Born Enslaved, Refused to Stay Small
Mary Ellen Pleasant was born in 1814 into slavery. From the beginning, her life was shaped by the brutal economics of human ownership. She was light-skinned, and historical accounts suggest that she was able to navigate racial boundaries in ways that gave her access to spaces others could not enter. At some point, she secured her freedom. That alone would have been a remarkable arc for the 19th century. But freedom was not her final destination. It was her starting line.
Wealth as Strategy, Not Comfort
After gaining her freedom, Pleasant worked in wealthy households. In one case, she married a white man who left her with financial resources when he died. Many would have used that inheritance for personal security. Pleasant did something far more strategic. She treated money as leverage. She entered business with the intention of multiplying capital, not merely preserving it. She understood early that in America, wealth created access—and access created power.
Financing Abolition
Pleasant became a major financial supporter of abolitionist causes. Historians link her to funding efforts connected to John Brown’s raid on Harpers Ferry. She is also associated with assisting freedom seekers through networks connected to the Underground Railroad. When enslaved people fled toward opportunity in California, she helped finance relocation and settlement. Her role was not symbolic. It was material. She used money to fund resistance.
Business in the Shadows
Because she was a Black woman in the 19th century, Pleasant could not openly control major enterprises. She often partnered with white men who served as public-facing business operators. Behind the scenes, she directed investments. Real estate became a cornerstone of her wealth. Some accounts also suggest that she invested in or operated establishments that functioned as brothels. Whether one frames that as opportunism or pragmatism, it generated significant capital. That capital funded freedom work.
Power Through Information
Businesses that attracted powerful men created something beyond revenue: information. Politicians, businessmen, and public officials frequented establishments where discretion was assumed. Pleasant understood that knowledge itself is power. The ability to observe, to listen, and to leverage influence mattered. In an era when Black women were legally and socially marginalized, she built quiet influence in spaces others dismissed. Power does not always announce itself. Sometimes it accumulates quietly.

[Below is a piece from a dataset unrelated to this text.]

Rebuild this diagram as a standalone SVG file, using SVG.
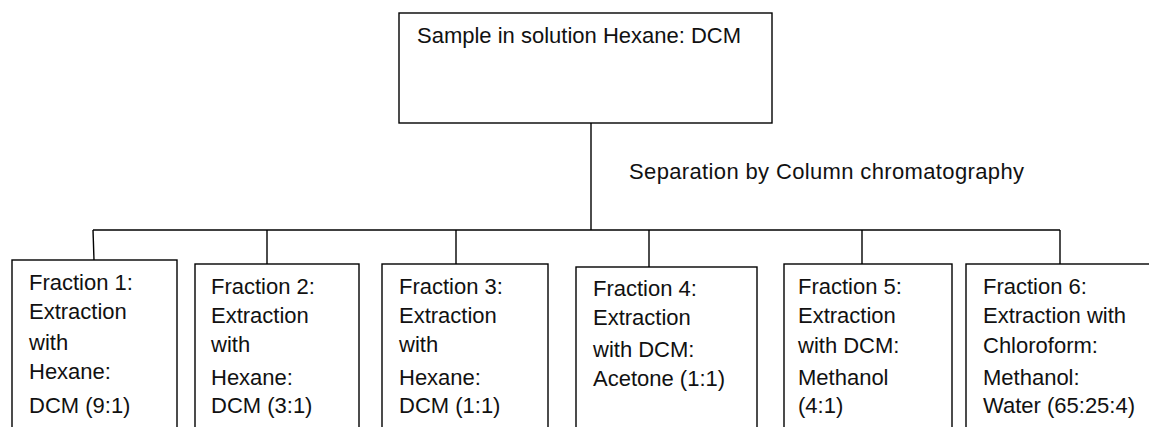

Reconstruction and Retaliation
After the Civil War, political dynamics shifted. Reconstruction briefly expanded Black rights before backlash hardened. When Pleasant’s racial identity and influence became more widely known, opposition intensified. Legal battles emerged. Property and business holdings were challenged. Public attacks damaged her reputation. Much of her wealth eroded through lawsuits and political targeting. The same system she navigated eventually moved to contain her.
Reputation and Erasure
Mary Ellen Pleasant was later labeled with sensational titles, including “madam” and “voodoo queen,” often in ways meant to diminish her legacy. The narrative of moral scandal overshadowed the scale of her abolitionist funding. History frequently compresses complex figures into caricatures. In Pleasant’s case, controversy overshadowed contribution. Yet the financial records and abolitionist accounts confirm her material impact. She was not marginal. She was central.
Moral Complexity and Historical Honesty
Pleasant’s life forces uncomfortable questions. Can wealth generated through morally ambiguous industries fund morally transformative causes? History is rarely clean. Many revolutions have been financed by imperfect means. The reality is that Pleasant used available systems—even exploitative ones—to undermine a larger system of enslavement. That does not sanitize every method. It does contextualize motive and outcome. Complexity does not erase contribution.
Summary and Conclusion
Mary Ellen Pleasant was born enslaved in 1814 and became a wealthy businesswoman who funded abolitionist efforts in significant ways. She leveraged business partnerships, real estate investments, and influence networks to build capital. That capital supported freedom initiatives and assisted formerly enslaved people relocating to California. After Reconstruction backlash, she faced legal and reputational attacks that diminished her standing. Her story reflects both brilliance and controversy. She was strategic, complex, and powerful in ways history often minimizes. If her name is unfamiliar, that omission says as much about historical storytelling as it does about her life.